# Brent Oil Price Analysis - Data Exploration
This notebook explores the Brent crude oil price dataset, performs initial data cleaning, and conducts exploratory data analysis (EDA).

In [None]:
# Import required libraries
import os
import sys
import numpy as np
import pandas as pd
import matplotlib.pyplot as plt
import seaborn as sns

# Add project root to path
sys.path.append(os.path.abspath(os.path.join('..', '..')))

# Import project modules
from src.data.preprocessing import load_data, prepare_time_series
from src.visualization.plots import plot_price_series

## 1. Load and Inspect Data

In [None]:
# Load the data
data_dir = os.path.join('..', 'data')
raw_data_path = os.path.join(data_dir, 'raw', 'brent_prices.csv')

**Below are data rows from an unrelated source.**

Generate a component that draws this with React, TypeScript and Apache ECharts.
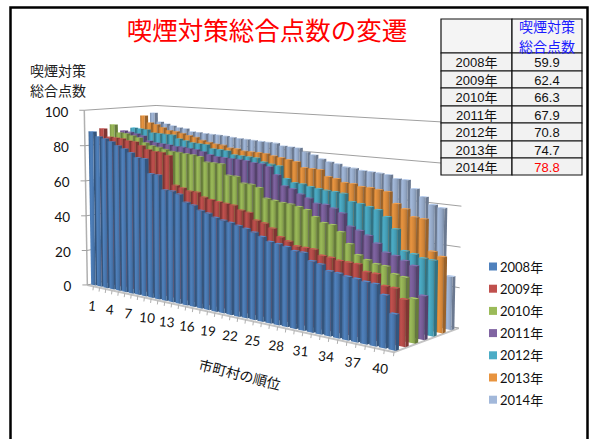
import React, { useEffect, useRef } from "react";
import * as echarts from "echarts";

const years = ["2008年", "2009年", "2010年", "2011年", "2012年", "2013年", "2014年"];
const tableScores = ["59.9", "62.4", "66.3", "67.9", "70.8", "74.7", "78.8"];
const yTicks = [0, 20, 40, 60, 80, 100];
const colors = ["#4F81BD", "#C0504D", "#9BBB59", "#8064A2", "#4BACC6", "#E8943F", "#A2B8DA"];

const v2008 = [88,85.5,84.6,83.3,81.4,80,78.2,75.8,75.6,67.8,67.6,60,59.9,58.7,54.9,53.9,51.7,50.7,49.1,48.2,47.6,46.7,45.7,44.4,42.8,40.9,40.5,39.7,38.3,38.2,34.7,33.9,31.3,31,30.2,29.9,29.2,29,24.6,16.7];
const v2009 = [89.2,84.7,84.5,84.4,83.5,83.2,81.5,79.6,78.9,78.8,77.5,61.7,60.7,59.5,59.4,57.2,56.4,55.8,55.5,55.1,53,52.4,48.9,48,46,42.2,40.7,38.9,38.8,38.7,36.2,35.9,35.1,35,34.9,31.8,31.7,26.7,26.5,22];
const v2010 = [91,86.6,86.4,85.5,84.6,82.1,80.7,80.3,79.5,78.7,78.5,78.1,77.9,77.2,74.7,74.6,74.5,68.9,68.8,65.6,65.5,64.3,59.2,58.6,58,57.8,57,56,53,50.6,50.2,47.3,42,37.3,35.6,34.3,34,30.9,30.2,20.9];
const v2011 = [87,86.4,85.8,84.9,82.3,81.5,81.3,81,80.5,80.4,80.1,79.8,79,77.7,77,76.8,76.7,76.6,76.3,75.6,75.4,74.3,70.5,65.2,64.2,62,60.4,58.3,58.2,56.9,55,49,47.6,45.7,42.5,38.7,37.8,36.1,34.4,20.8];
const v2012 = [88.1,87.8,87.6,86,85.9,85.8,85.7,83.8,83.1,82.2,82,81.9,79.9,79.8,79.5,77.6,77.5,77.3,77.1,75.3,74.6,74,67.8,66.1,65.9,65,64.4,64,63.8,63.4,59.8,59.3,58.3,57.3,54.4,49,38.9,38.1,36.8,36.5];
const v2013 = [94.8,90.9,90.1,88.6,87.2,86.9,86.1,85.2,84.5,83.1,82.3,81.6,81.3,80.1,79.9,79.1,79,78.9,78.8,77.9,77.3,76.6,76,73.2,73.1,73,69.8,69.2,67.6,67.5,66.5,66.4,65.9,65.4,59.9,57.8,54.4,54,38.9,37];
const v2014 = [96,90.9,90,89.1,88.3,88,86.5,86.4,86.1,85.9,85.8,85.5,85.1,84.8,84.6,84.4,84.1,84,83.8,82.6,82.4,82.2,80.4,79.2,77.5,76.3,75.6,74.4,74.2,73.4,73.2,73,72.6,71,70.9,66.9,63.4,60,59,26.2];
const seriesValues = [v2008, v2009, v2010, v2011, v2012, v2013, v2014];

const JP = "'Noto Sans CJK JP', sans-serif";
const LAT = "Lato, 'Noto Sans CJK JP', sans-serif";
const TBL = "'Liberation Sans', 'Noto Sans CJK JP', sans-serif";

// camera fit: unit cube corners (rank axis, depth, value) to the page
const anchors: number[][] = [
  [0, 0, 0, 89, 287], [1, 0, 0, 393, 352], [1, 1, 0, 460, 328], [0, 1, 0, 156, 268],
  [0, 0, 1, 83.5, 110.5], [0, 1, 1, 157, 105], [1, 1, 1, 463, 126], [1, 0, 1, 397, 128],
];
function solveCamera(): number[] {
  const rows: number[][] = [];
  const rhs: number[] = [];
  for (const [u, v, z, x, y] of anchors) {
    rows.push([u, v, z, 1, 0, 0, 0, 0, -x * u, -x * v, -x * z]); rhs.push(x);
    rows.push([0, 0, 0, 0, u, v, z, 1, -y * u, -y * v, -y * z]); rhs.push(y);
  }
  const n = 11;
  const m: number[][] = [];
  for (let i = 0; i < n; i++) {
    m.push(new Array(n + 1).fill(0));
    for (let j = 0; j < n; j++) rows.forEach((r) => (m[i][j] += r[i] * r[j]));
    rows.forEach((r, k) => (m[i][n] += r[i] * rhs[k]));
    m[i][i] += 1e-9;
  }
  for (let c = 0; c < n; c++) {
    let p = c;
    for (let r = c + 1; r < n; r++) if (Math.abs(m[r][c]) > Math.abs(m[p][c])) p = r;
    [m[c], m[p]] = [m[p], m[c]];
    for (let r = 0; r < n; r++) {
      if (r === c) continue;
      const f = m[r][c] / m[c][c];
      for (let k = c; k <= n; k++) m[r][k] -= f * m[c][k];
    }
  }
  return m.map((r, i) => r[n] / r[i]);
}
const cam = solveCamera();
function project(u: number, v: number, z: number): number[] {
  const w = cam[8] * u + cam[9] * v + cam[10] * z + 1;
  return [(cam[0] * u + cam[1] * v + cam[2] * z + cam[3]) / w, (cam[4] * u + cam[5] * v + cam[6] * z + cam[7]) / w];
}
function shade(hex: string, f: number): string {
  const n = parseInt(hex.slice(1), 16);
  const ch = (s: number) => Math.max(0, Math.min(255, Math.round(((n >> s) & 255) * f)));
  return `rgb(${ch(16)},${ch(8)},${ch(0)})`;
}

const BAR_HALF = 0.37;
const V_FRONT = 0.28;
const V_BACK = 0.62;
const ROWS = 7;

function barSeries(rowIdx: number) {
  const base = colors[rowIdx];
  const front = new echarts.graphic.LinearGradient(0, 0, 1, 0, [
    { offset: 0, color: shade(base, 0.78) },
    { offset: 0.35, color: shade(base, 1.0) },
    { offset: 0.7, color: shade(base, 0.9) },
    { offset: 1, color: shade(base, 0.74) },
  ]);
  return {
    type: "custom",
    name: years[rowIdx],
    coordinateSystem: "cartesian2d",
    clip: false,
    silent: true,
    itemStyle: { color: base },
    data: seriesValues[rowIdx].map((val, i) => [i + 0.5, val]),
    encode: { x: 0, y: 1 },
    renderItem: (params: any, api: any) => {
      const cs = params.coordSys;
      const rank = api.value(0);
      const val = api.value(1);
      const l = api.coord([rank - BAR_HALF, val]);
      const r = api.coord([rank + BAR_HALF, 0]);
      const U0 = (l[0] - cs.x) / cs.width;
      const U1 = (r[0] - cs.x) / cs.width;
      const Z = 1 - (l[1] - cs.y) / cs.height;
      const V0 = (rowIdx + V_FRONT) / ROWS;
      const V1 = (rowIdx + V_BACK) / ROWS;
      const f0 = project(U0, V0, 0), f1 = project(U1, V0, 0), f2 = project(U1, V0, Z), f3 = project(U0, V0, Z);
      const b1 = project(U1, V1, 0), b2 = project(U1, V1, Z), b3 = project(U0, V1, Z);
      return {
        type: "group",
        children: [
          { type: "polygon", shape: { points: [f1, b1, b2, f2] }, style: { fill: shade(base, 0.66) } },
          { type: "polygon", shape: { points: [f3, f2, b2, b3] }, style: { fill: shade(base, 1.08) } },
          { type: "polygon", shape: { points: [f0, f1, f2, f3] }, style: { fill: front } },
        ],
      };
    },
  };
}

const wallSeries = {
  type: "custom",
  name: "walls",
  coordinateSystem: "cartesian2d",
  clip: false,
  silent: true,
  z: 1,
  data: yTicks.map((t) => [0, t]),
  encode: { x: 0, y: 1 },
  renderItem: (params: any, api: any) => {
    const cs = params.coordSys;
    const tick = api.value(1);
    const Z = 1 - (api.coord([0, tick])[1] - cs.y) / cs.height;
    const a = project(0, 0, Z), b = project(0, 1, Z), c = project(1, 1, Z);
    const line = { stroke: "#a0a0a0", lineWidth: 1, fill: "none" };
    const children: any[] = [
      { type: "polyline", shape: { points: [a, b, c] }, style: line },
      { type: "line", shape: { x1: a[0] - 5, y1: a[1], x2: a[0], y2: a[1] }, style: { stroke: "#a0a0a0", lineWidth: 1 } },
      { type: "text", x: a[0] - 16, y: a[1] + 1.5, style: { text: String(tick), textAlign: "right", textVerticalAlign: "middle", fill: "#111", fontSize: 13.5, fontFamily: LAT } },
    ];
    if (tick === 0) {
      const d = project(1, 0, 0), top = project(0, 0, 1);
      children.unshift(
        { type: "line", shape: { x1: a[0], y1: a[1], x2: top[0], y2: top[1] }, style: { stroke: "#b0b0b0", lineWidth: 1.5 } },
        { type: "polyline", shape: { points: [a, d, c] }, style: { stroke: "#c4c4c4", lineWidth: 2, fill: "none" } },
      );
    }
    return { type: "group", children };
  },
};

const rankSeries = {
  type: "custom",
  name: "ranks",
  coordinateSystem: "cartesian2d",
  clip: false,
  silent: true,
  z: 1,
  data: v2008.map((_, i) => [i + 1, 0]),
  encode: { x: 0, y: 1 },
  renderItem: (params: any, api: any) => {
    const cs = params.coordSys;
    const rank = api.value(0);
    const U = (api.coord([rank, 0])[0] - cs.x) / cs.width;
    const Uc = (api.coord([rank - 0.5, 0])[0] - cs.x) / cs.width;
    const p = project(U, 0, 0);
    const pc = project(Uc, 0, 0);
    const children: any[] = [
      { type: "line", shape: { x1: p[0], y1: p[1], x2: p[0] - 0.5, y2: p[1] + 4 }, style: { stroke: "#b0b0b0", lineWidth: 1 } },
    ];
    if ((rank - 1) % 3 === 0) {
      children.push({
        type: "text", x: pc[0] + 2 - 11 * Uc, y: pc[1] + 20 - 3 * Uc, rotation: -0.1,
        style: { text: String(rank), textAlign: "center", textVerticalAlign: "middle", fill: "#111", fontSize: 13.5, fontFamily: LAT },
      });
    }
    return { type: "group", children };
  },
};

const tableX = [441, 512, 582];
const tableY = [19, 53, 71, 88, 106, 123, 141, 158, 175];

function tableGraphics() {
  const out: any[] = [];
  const cell = (x1: number, y1: number, x2: number, y2: number, fill: string) => ({
    type: "rect", z: 100, shape: { x: x1, y: y1, width: x2 - x1, height: y2 - y1 }, style: { fill, stroke: "#111", lineWidth: 1.2 },
  });
  out.push(cell(tableX[0], tableY[0], tableX[1], tableY[1], "#f4f4f4"));
  out.push(cell(tableX[1], tableY[0], tableX[2], tableY[1], "#f4f4f4"));
  years.forEach((yr, i) => {
    const y0 = tableY[i + 1], y1 = tableY[i + 2], cy = (y0 + y1) / 2 + 0.5;
    out.push(cell(tableX[0], y0, tableX[1], y1, "#f2f2f2"));
    out.push(cell(tableX[1], y0, tableX[2], y1, "#f2f2f2"));
    out.push({ type: "text", z: 101, x: (tableX[0] + tableX[1]) / 2, y: cy, style: { text: yr, textAlign: "center", textVerticalAlign: "middle", fill: "#111", fontSize: 13, fontFamily: TBL } });
    out.push({ type: "text", z: 101, x: (tableX[1] + tableX[2]) / 2, y: cy, style: { text: tableScores[i], textAlign: "center", textVerticalAlign: "middle", fill: i === 6 ? "#ff0000" : "#111", fontSize: 13, fontFamily: TBL } });
  });
  out.push({ type: "text", z: 101, x: 547, y: 36, style: { text: "喫煙対策\n総合点数", lineHeight: 20.5, textAlign: "center", textVerticalAlign: "middle", fill: "#1a1aff", fontSize: 14, fontFamily: JP } });
  return out;
}

export default function App() {
  const ref = useRef<HTMLDivElement>(null);
  useEffect(() => {
    document.body.style.margin = "0";
    const chart = echarts.init(ref.current!, undefined, { renderer: "svg" });
    chart.setOption({
      animation: false,
      backgroundColor: "#fff",
      title: {
        text: "喫煙対策総合点数の変遷", left: 262, top: 11, textAlign: "center",
        textStyle: { color: "#ff0000", fontSize: 25.5, fontWeight: "normal", fontFamily: JP },
      },
      grid: { left: 0, top: 0, width: 400, height: 100, show: false },
      xAxis: { type: "value", min: 0, max: 40, show: false },
      yAxis: { type: "value", min: 0, max: 100, show: false },
      legend: {
        orient: "vertical", left: 484, top: 255, itemWidth: 8, itemHeight: 8, itemGap: 9.2,
        icon: "rect", data: years, selectedMode: false,
        textStyle: { color: "#111", fontSize: 13, fontFamily: LAT, padding: [0, 0, 0, -2] },
      },
      series: [wallSeries, rankSeries, ...[6, 5, 4, 3, 2, 1, 0].map(barSeries)],
      graphic: [
        { type: "rect", z: 90, shape: { x: 10.5, y: 7.5, width: 577, height: 440 }, style: { fill: "none", stroke: "#000", lineWidth: 2.5 } },
        { type: "text", z: 95, x: 58, y: 80, style: { text: "喫煙対策\n総合点数", lineHeight: 20.5, textAlign: "center", textVerticalAlign: "middle", fill: "#222", fontSize: 14, fontFamily: JP } },
        { type: "text", z: 95, x: 240, y: 374, rotation: -0.25, style: { text: "市町村の順位", textAlign: "center", textVerticalAlign: "middle", fill: "#111", fontSize: 14, fontFamily: JP } },
        ...tableGraphics(),
      ],
    });
    return () => chart.dispose();
  }, []);
  return <div ref={ref} style={{ width: 590, height: 439 }} />;
}
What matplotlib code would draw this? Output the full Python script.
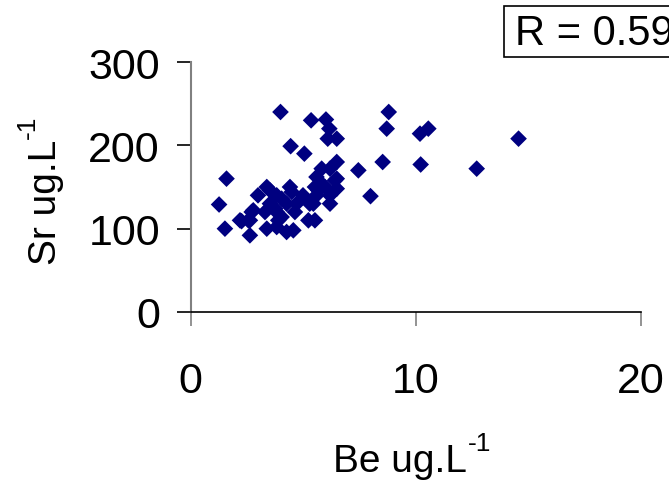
import matplotlib
matplotlib.use("Agg")
import matplotlib.pyplot as plt
from matplotlib.patches import Rectangle

plt.rcParams['font.family'] = ['Liberation Sans', 'DejaVu Sans']

be = [4.0, 5.36, 6.02, 6.17, 6.1, 6.5, 4.45, 5.06,
      1.6, 7.46, 8.0, 1.27, 1.53, 2.64, 3.39, 3.0,
      8.81, 8.72, 10.2, 10.57, 14.58, 8.54, 10.23, 12.72,
      6.5, 6.2, 5.83, 5.6, 6.5, 5.53, 5.98, 6.5,
      5.0, 5.6, 6.2, 4.42, 3.83, 4.27, 4.72, 5.46, 6.2,
      3.53, 2.79, 3.31, 3.83, 4.64, 2.2, 2.64, 3.9, 5.24, 5.53,
      3.39, 4.27, 4.57,
      3.76, 4.05, 3.83, 4.5, 3.53, 5.9, 6.42, 2.57, 2.27, 5.3, 4.05, 5.68, 2.72]
sr = [240, 230, 231, 220, 208, 208, 199, 190,
      160, 170, 139, 129, 100, 92, 150, 140,
      240, 220, 214, 220, 208, 180, 177, 172,
      180, 172, 172, 162, 160, 150, 150, 148,
      140, 140, 140, 150, 140, 130, 130, 130, 130,
      130, 122, 120, 120, 120, 110, 110, 110, 110, 110,
      100, 96, 98,
      124, 114, 102, 144, 146, 152, 158, 110, 109, 130, 136, 146, 120]

x_ticks = [0, 10, 20]
y_ticks = [0, 100, 200, 300]
r_text = "R = 0.59"
x_label, y_label, unit_sup = "Be ug.L", "Sr ug.L", "-1"

W, H = 669, 485
fig = plt.figure(figsize=(W / 100, H / 100), dpi=100)
ax = fig.add_axes([190.5 / W, 1 - 313 / H, 450 / W, 250 / H])

ax.scatter(be, sr, marker='D', s=72, color='#000080', edgecolors='none', zorder=3)

ax.set_xlim(0, 20)
ax.set_ylim(0, 300)
ax.set_xticks(x_ticks)
ax.set_yticks(y_ticks)
ax.tick_params(axis='x', direction='out', length=10, width=1.2, color='#808080',
               labelsize=31, pad=25)
ax.tick_params(axis='y', direction='out', length=10, width=1.2, color='black',
               labelsize=31, pad=12)

for s in ['top', 'right']:
    ax.spines[s].set_visible(False)
ax.spines['left'].set_color('#808080')
ax.spines['left'].set_linewidth(1.5)
ax.spines['bottom'].set_color('black')
ax.spines['bottom'].set_linewidth(1.2)

# axis titles with raised "-1"
fig.canvas.draw()
r = fig.canvas.get_renderer()
tx = fig.text(333 / W, 1 - 472 / H, x_label, fontsize=28, ha='left', va='baseline')
ex = tx.get_window_extent(r)
fig.text((ex.x1 + 1) / W, 1 - 451 / H, unit_sup, fontsize=19, ha='left', va='baseline')

ty = fig.text(56 / W, 1 - 265 / H, y_label, fontsize=28, ha='left', va='baseline',
              rotation=90, rotation_mode='anchor')
ey = ty.get_window_extent(r)
fig.text(35 / W, (ey.y1 + 1) / H, unit_sup, fontsize=19, ha='left', va='baseline',
         rotation=90, rotation_mode='anchor')

fig.patches.append(Rectangle((504 / W, 1 - 58 / H), 200 / W, 51 / H,
                             transform=fig.transFigure, facecolor='white',
                             edgecolor='black', linewidth=1.2))
fig.text(515 / W, 1 - 34 / H, r_text, fontsize=30, va='center', ha='left')

fig.savefig('out.png', dpi=100)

# Load and preprocess the data
df = load_data(raw_data_path)

# Display basic information
print(f"Dataset shape: {df.shape}")
display(df.head())
display(df.describe())

# Check for missing values
print("\nMissing values:")
print(df.isnull().sum())

## 2. Time Series Visualization

In [None]:
# Prepare time series data
prices, returns = prepare_time_series(df, resample_freq='M')

# Plot the price series
plt.figure(figsize=(14, 7))
plt.plot(prices.index, prices.values, linewidth=1)
plt.title('Brent Crude Oil Price History')
plt.xlabel('Year')
plt.ylabel('Price (USD/barrel)')
plt.grid(True, alpha=0.3)
plt.tight_layout()
plt.show()

## 3. Statistical Analysis

In [None]:
# Calculate and plot rolling statistics
rolling_window = 12  # 12 months
rolling_mean = prices.rolling(window=rolling_window).mean()
rolling_std = prices.rolling(window=rolling_window).std()

plt.figure(figsize=(14, 7))
plt.plot(prices.index, prices.values, label='Monthly Price', alpha=0.5)
plt.plot(rolling_mean.index, rolling_mean.values, label=f'{rolling_window}-Month Rolling Mean', color='red')
plt.fill_between(
    rolling_mean.index,
    (rolling_mean - 2 * rolling_std).values,
    (rolling_mean + 2 * rolling_std).values,
    color='gray',
    alpha=0.2,
    label='Rolling Std Dev'
)

plt.title('Brent Crude Oil Price with Rolling Statistics')
plt.xlabel('Year')
plt.ylabel('Price (USD/barrel)')
plt.legend()
plt.grid(True, alpha=0.3)
plt.tight_layout()
plt.show()

## 4. Load and Explore Event Data

In [None]:
# Load event data
events_path = os.path.join(data_dir, 'events', 'geopolitical_events.csv')

if os.path.exists(events_path):
    events = pd.read_csv(events_path, parse_dates=['event_date'])
    print(f"Loaded {len(events)} events")
    display(events.head())
    
    # Plot events on price chart
    fig, ax = plt.subplots(figsize=(14, 7))
    ax.plot(prices.index, prices.values, linewidth=1, label='Price')
    
    # Plot different event types with different markers/colors
    event_types = events['event_type'].unique()
    colors = plt.cm.tab10(range(len(event_types)))
    
    for i, event_type in enumerate(event_types):
        type_events = events[events['event_type'] == event_type]
        event_dates = [pd.to_datetime(date) for date in type_events['event_date']]
        
        # Get prices at event dates
        event_prices = [prices[date] if date in prices.index else None for date in event_dates]
        
        # Plot events
        ax.scatter(
            event_dates,
            event_prices,
            color=colors[i],
            label=f"{event_type} Events",
            alpha=0.7,
            s=100,
            marker='o' if i % 2 == 0 else 's'
        )
    
    plt.title('Brent Crude Oil Price with Major Events')
    plt.xlabel('Year')
    plt.ylabel('Price (USD/barrel)')
    plt.legend()
    plt.grid(True, alpha=0.3)
    plt.tight_layout()
    plt.show()
else:
    print("Event data not found. Please add event data to the 'data/events/' directory.")

## 5. Save Processed Data

In [None]:
# Create processed data directory if it doesn't exist
processed_dir = os.path.join(data_dir, 'processed')
os.makedirs(processed_dir, exist_ok=True)

# Save processed data
prices.to_csv(os.path.join(processed_dir, 'monthly_prices.csv'))
returns.to_csv(os.path.join(processed_dir, 'monthly_returns.csv'))

print(f"Processed data saved to {processed_dir}")